▶ **SOURCE DATA**:
=======
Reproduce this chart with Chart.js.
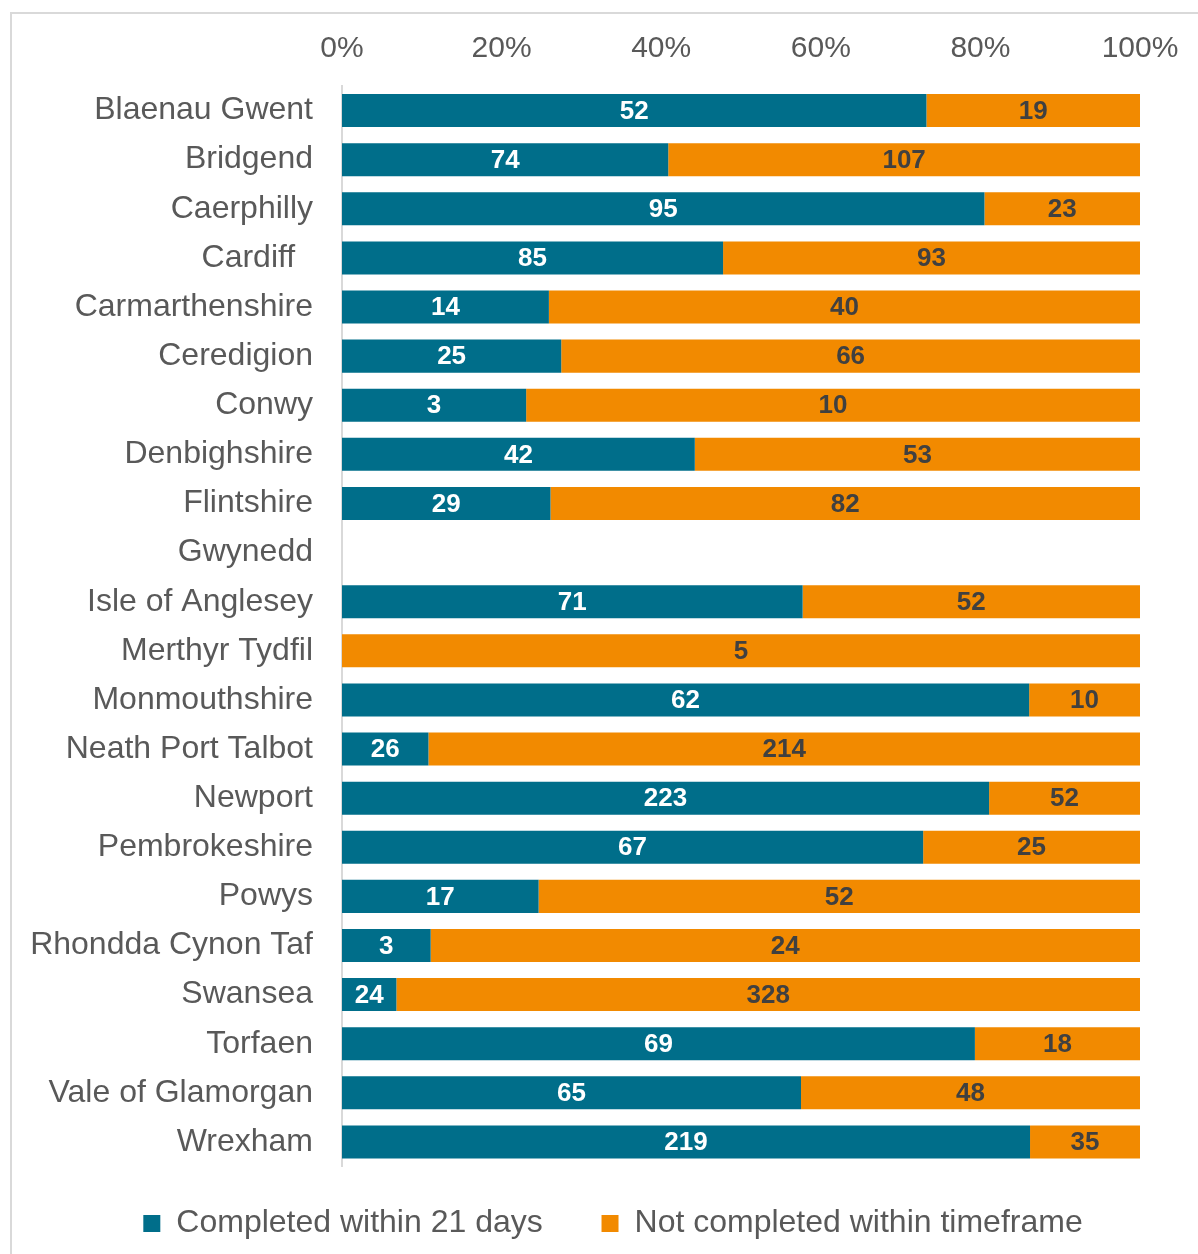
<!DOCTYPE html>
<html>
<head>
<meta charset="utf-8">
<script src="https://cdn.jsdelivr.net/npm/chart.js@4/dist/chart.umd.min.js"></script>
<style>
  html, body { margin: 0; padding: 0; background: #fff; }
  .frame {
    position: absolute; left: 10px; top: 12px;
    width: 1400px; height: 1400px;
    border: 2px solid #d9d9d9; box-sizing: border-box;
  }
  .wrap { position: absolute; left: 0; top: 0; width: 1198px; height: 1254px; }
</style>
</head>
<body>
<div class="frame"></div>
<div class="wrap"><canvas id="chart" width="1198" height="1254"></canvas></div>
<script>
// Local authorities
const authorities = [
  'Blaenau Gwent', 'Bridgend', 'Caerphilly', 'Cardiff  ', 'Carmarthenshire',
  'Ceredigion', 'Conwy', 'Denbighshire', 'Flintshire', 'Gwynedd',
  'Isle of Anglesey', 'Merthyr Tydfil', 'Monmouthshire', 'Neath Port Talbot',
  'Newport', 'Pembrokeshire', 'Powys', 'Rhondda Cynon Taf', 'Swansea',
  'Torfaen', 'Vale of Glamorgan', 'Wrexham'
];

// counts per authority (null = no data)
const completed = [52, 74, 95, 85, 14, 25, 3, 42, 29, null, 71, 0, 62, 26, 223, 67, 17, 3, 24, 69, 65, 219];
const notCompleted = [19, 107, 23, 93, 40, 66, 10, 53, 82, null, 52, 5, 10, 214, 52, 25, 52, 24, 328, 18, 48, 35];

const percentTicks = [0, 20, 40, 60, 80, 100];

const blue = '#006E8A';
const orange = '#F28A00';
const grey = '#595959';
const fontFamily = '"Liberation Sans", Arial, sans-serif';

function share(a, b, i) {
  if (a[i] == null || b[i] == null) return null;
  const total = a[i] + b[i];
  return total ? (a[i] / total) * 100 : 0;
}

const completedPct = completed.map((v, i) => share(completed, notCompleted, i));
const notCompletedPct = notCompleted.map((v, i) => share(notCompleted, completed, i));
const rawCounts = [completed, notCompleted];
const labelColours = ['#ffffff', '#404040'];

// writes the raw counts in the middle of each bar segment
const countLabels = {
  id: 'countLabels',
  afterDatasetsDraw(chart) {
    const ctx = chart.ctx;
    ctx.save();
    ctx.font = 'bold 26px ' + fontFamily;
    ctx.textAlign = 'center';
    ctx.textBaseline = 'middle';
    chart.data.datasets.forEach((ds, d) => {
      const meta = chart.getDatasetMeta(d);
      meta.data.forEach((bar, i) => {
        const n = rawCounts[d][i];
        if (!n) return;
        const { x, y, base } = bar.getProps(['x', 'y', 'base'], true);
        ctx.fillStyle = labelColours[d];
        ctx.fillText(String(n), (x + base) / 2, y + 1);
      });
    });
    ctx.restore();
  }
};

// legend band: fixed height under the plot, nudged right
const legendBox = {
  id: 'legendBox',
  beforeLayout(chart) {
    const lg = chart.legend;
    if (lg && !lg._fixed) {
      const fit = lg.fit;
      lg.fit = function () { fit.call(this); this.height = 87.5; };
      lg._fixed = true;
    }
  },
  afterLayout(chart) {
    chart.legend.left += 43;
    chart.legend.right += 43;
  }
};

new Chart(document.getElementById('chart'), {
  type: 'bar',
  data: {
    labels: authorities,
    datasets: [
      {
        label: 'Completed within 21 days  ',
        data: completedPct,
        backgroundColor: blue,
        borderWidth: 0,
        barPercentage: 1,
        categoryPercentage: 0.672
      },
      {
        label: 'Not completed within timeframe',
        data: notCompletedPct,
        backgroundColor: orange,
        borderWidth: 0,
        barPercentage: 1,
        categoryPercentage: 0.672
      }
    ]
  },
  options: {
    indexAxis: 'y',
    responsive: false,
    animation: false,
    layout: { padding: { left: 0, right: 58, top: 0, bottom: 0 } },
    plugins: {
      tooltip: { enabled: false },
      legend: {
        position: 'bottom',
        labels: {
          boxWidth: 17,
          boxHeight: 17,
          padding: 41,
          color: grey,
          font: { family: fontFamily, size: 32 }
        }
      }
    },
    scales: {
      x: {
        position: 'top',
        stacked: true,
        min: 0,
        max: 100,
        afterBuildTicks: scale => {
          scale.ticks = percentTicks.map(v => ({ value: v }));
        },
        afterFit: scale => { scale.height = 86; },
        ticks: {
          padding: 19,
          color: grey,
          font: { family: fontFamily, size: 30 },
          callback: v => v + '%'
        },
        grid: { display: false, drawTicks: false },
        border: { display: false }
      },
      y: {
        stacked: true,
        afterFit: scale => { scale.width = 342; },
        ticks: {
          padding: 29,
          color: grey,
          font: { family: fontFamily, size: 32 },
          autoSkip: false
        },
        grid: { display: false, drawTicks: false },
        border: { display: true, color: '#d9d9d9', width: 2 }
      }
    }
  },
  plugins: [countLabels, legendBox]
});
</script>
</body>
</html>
=======
▶ **TASK DESCRIPTION**: Omit every picture while copying the listing above exactly.

▶ **SOLVED EXERCISE**:
Reproduce this chart with Chart.js.
<!DOCTYPE html>
<html>
<head>
<meta charset="utf-8">
<script src="https://cdn.jsdelivr.net/npm/chart.js@4/dist/chart.umd.min.js"></script>
<style>
  html, body { margin: 0; padding: 0; background: #fff; }
  .frame {
    position: absolute; left: 10px; top: 12px;
    width: 1400px; height: 1400px;
    border: 2px solid #d9d9d9; box-sizing: border-box;
  }
  .wrap { position: absolute; left: 0; top: 0; width: 1198px; height: 1254px; }
</style>
</head>
<body>
<div class="frame"></div>
<div class="wrap"><canvas id="chart" width="1198" height="1254"></canvas></div>
<script>
// Local authorities
const authorities = [
  'Blaenau Gwent', 'Bridgend', 'Caerphilly', 'Cardiff  ', 'Carmarthenshire',
  'Ceredigion', 'Conwy', 'Denbighshire', 'Flintshire', 'Gwynedd',
  'Isle of Anglesey', 'Merthyr Tydfil', 'Monmouthshire', 'Neath Port Talbot',
  'Newport', 'Pembrokeshire', 'Powys', 'Rhondda Cynon Taf', 'Swansea',
  'Torfaen', 'Vale of Glamorgan', 'Wrexham'
];

// counts per authority (null = no data)
const completed = [52, 74, 95, 85, 14, 25, 3, 42, 29, null, 71, 0, 62, 26, 223, 67, 17, 3, 24, 69, 65, 219];
const notCompleted = [19, 107, 23, 93, 40, 66, 10, 53, 82, null, 52, 5, 10, 214, 52, 25, 52, 24, 328, 18, 48, 35];

const percentTicks = [0, 20, 40, 60, 80, 100];

const blue = '#006E8A';
const orange = '#F28A00';
const grey = '#595959';
const fontFamily = '"Liberation Sans", Arial, sans-serif';

function share(a, b, i) {
  if (a[i] == null || b[i] == null) return null;
  const total = a[i] + b[i];
  return total ? (a[i] / total) * 100 : 0;
}

const completedPct = completed.map((v, i) => share(completed, notCompleted, i));
const notCompletedPct = notCompleted.map((v, i) => share(notCompleted, completed, i));
const rawCounts = [completed, notCompleted];
const labelColours = ['#ffffff', '#404040'];

// writes the raw counts in the middle of each bar segment
const countLabels = {
  id: 'countLabels',
  afterDatasetsDraw(chart) {
    const ctx = chart.ctx;
    ctx.save();
    ctx.font = 'bold 26px ' + fontFamily;
    ctx.textAlign = 'center';
    ctx.textBaseline = 'middle';
    chart.data.datasets.forEach((ds, d) => {
      const meta = chart.getDatasetMeta(d);
      meta.data.forEach((bar, i) => {
        const n = rawCounts[d][i];
        if (!n) return;
        const { x, y, base } = bar.getProps(['x', 'y', 'base'], true);
        ctx.fillStyle = labelColours[d];
        ctx.fillText(String(n), (x + base) / 2, y + 1);
      });
    });
    ctx.restore();
  }
};

// legend band: fixed height under the plot, nudged right
const legendBox = {
  id: 'legendBox',
  beforeLayout(chart) {
    const lg = chart.legend;
    if (lg && !lg._fixed) {
      const fit = lg.fit;
      lg.fit = function () { fit.call(this); this.height = 87.5; };
      lg._fixed = true;
    }
  },
  afterLayout(chart) {
    chart.legend.left += 43;
    chart.legend.right += 43;
  }
};

new Chart(document.getElementById('chart'), {
  type: 'bar',
  data: {
    labels: authorities,
    datasets: [
      {
        label: 'Completed within 21 days  ',
        data: completedPct,
        backgroundColor: blue,
        borderWidth: 0,
        barPercentage: 1,
        categoryPercentage: 0.672
      },
      {
        label: 'Not completed within timeframe',
        data: notCompletedPct,
        backgroundColor: orange,
        borderWidth: 0,
        barPercentage: 1,
        categoryPercentage: 0.672
      }
    ]
  },
  options: {
    indexAxis: 'y',
    responsive: false,
    animation: false,
    layout: { padding: { left: 0, right: 58, top: 0, bottom: 0 } },
    plugins: {
      tooltip: { enabled: false },
      legend: {
        position: 'bottom',
        labels: {
          boxWidth: 17,
          boxHeight: 17,
          padding: 41,
          color: grey,
          font: { family: fontFamily, size: 32 }
        }
      }
    },
    scales: {
      x: {
        position: 'top',
        stacked: true,
        min: 0,
        max: 100,
        afterBuildTicks: scale => {
          scale.ticks = percentTicks.map(v => ({ value: v }));
        },
        afterFit: scale => { scale.height = 86; },
        ticks: {
          padding: 19,
          color: grey,
          font: { family: fontFamily, size: 30 },
          callback: v => v + '%'
        },
        grid: { display: false, drawTicks: false },
        border: { display: false }
      },
      y: {
        stacked: true,
        afterFit: scale => { scale.width = 342; },
        ticks: {
          padding: 29,
          color: grey,
          font: { family: fontFamily, size: 32 },
          autoSkip: false
        },
        grid: { display: false, drawTicks: false },
        border: { display: true, color: '#d9d9d9', width: 2 }
      }
    }
  },
  plugins: [countLabels, legendBox]
});
</script>
</body>
</html>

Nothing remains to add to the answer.